GIVEN PROBLEM:
Copy down all of the data underneath, exactly as shown.

RECORD SET:
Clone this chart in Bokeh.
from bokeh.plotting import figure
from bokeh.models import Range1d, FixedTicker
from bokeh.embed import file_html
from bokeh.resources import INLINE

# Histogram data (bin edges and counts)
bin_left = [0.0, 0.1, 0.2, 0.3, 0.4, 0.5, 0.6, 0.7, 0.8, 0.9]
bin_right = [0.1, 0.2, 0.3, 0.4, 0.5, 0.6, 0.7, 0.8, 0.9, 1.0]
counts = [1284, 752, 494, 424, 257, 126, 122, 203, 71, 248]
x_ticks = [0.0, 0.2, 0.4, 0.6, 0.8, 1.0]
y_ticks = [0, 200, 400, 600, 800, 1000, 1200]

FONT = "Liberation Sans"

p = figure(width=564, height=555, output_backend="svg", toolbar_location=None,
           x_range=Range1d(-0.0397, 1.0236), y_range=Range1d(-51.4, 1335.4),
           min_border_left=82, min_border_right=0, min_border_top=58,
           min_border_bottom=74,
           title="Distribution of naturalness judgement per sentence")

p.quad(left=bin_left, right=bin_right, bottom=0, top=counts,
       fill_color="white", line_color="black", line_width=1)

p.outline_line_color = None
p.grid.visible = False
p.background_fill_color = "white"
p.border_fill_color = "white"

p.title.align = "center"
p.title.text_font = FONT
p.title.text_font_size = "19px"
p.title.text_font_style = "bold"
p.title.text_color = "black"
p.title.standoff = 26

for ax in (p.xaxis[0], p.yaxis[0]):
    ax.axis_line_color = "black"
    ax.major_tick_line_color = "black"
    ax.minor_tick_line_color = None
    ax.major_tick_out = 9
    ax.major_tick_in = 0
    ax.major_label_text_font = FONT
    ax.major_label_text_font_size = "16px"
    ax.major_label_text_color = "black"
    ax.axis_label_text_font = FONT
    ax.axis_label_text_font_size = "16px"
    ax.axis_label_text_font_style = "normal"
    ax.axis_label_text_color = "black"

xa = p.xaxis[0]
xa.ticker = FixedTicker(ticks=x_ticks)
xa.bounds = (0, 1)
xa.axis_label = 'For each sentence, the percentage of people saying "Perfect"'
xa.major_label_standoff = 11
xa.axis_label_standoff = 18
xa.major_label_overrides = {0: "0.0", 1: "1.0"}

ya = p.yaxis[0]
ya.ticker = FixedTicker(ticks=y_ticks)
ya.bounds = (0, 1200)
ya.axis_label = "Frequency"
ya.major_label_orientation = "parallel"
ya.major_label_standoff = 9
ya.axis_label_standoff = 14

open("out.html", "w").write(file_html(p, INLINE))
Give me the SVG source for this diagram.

EXERCISE RESPONSE:
Clone this chart in Bokeh.
from bokeh.plotting import figure
from bokeh.models import Range1d, FixedTicker
from bokeh.embed import file_html
from bokeh.resources import INLINE

# Histogram data (bin edges and counts)
bin_left = [0.0, 0.1, 0.2, 0.3, 0.4, 0.5, 0.6, 0.7, 0.8, 0.9]
bin_right = [0.1, 0.2, 0.3, 0.4, 0.5, 0.6, 0.7, 0.8, 0.9, 1.0]
counts = [1284, 752, 494, 424, 257, 126, 122, 203, 71, 248]
x_ticks = [0.0, 0.2, 0.4, 0.6, 0.8, 1.0]
y_ticks = [0, 200, 400, 600, 800, 1000, 1200]

FONT = "Liberation Sans"

p = figure(width=564, height=555, output_backend="svg", toolbar_location=None,
           x_range=Range1d(-0.0397, 1.0236), y_range=Range1d(-51.4, 1335.4),
           min_border_left=82, min_border_right=0, min_border_top=58,
           min_border_bottom=74,
           title="Distribution of naturalness judgement per sentence")

p.quad(left=bin_left, right=bin_right, bottom=0, top=counts,
       fill_color="white", line_color="black", line_width=1)

p.outline_line_color = None
p.grid.visible = False
p.background_fill_color = "white"
p.border_fill_color = "white"

p.title.align = "center"
p.title.text_font = FONT
p.title.text_font_size = "19px"
p.title.text_font_style = "bold"
p.title.text_color = "black"
p.title.standoff = 26

for ax in (p.xaxis[0], p.yaxis[0]):
    ax.axis_line_color = "black"
    ax.major_tick_line_color = "black"
    ax.minor_tick_line_color = None
    ax.major_tick_out = 9
    ax.major_tick_in = 0
    ax.major_label_text_font = FONT
    ax.major_label_text_font_size = "16px"
    ax.major_label_text_color = "black"
    ax.axis_label_text_font = FONT
    ax.axis_label_text_font_size = "16px"
    ax.axis_label_text_font_style = "normal"
    ax.axis_label_text_color = "black"

xa = p.xaxis[0]
xa.ticker = FixedTicker(ticks=x_ticks)
xa.bounds = (0, 1)
xa.axis_label = 'For each sentence, the percentage of people saying "Perfect"'
xa.major_label_standoff = 11
xa.axis_label_standoff = 18
xa.major_label_overrides = {0: "0.0", 1: "1.0"}

ya = p.yaxis[0]
ya.ticker = FixedTicker(ticks=y_ticks)
ya.bounds = (0, 1200)
ya.axis_label = "Frequency"
ya.major_label_orientation = "parallel"
ya.major_label_standoff = 9
ya.axis_label_standoff = 14

open("out.html", "w").write(file_html(p, INLINE))
Give me the SVG source for this diagram.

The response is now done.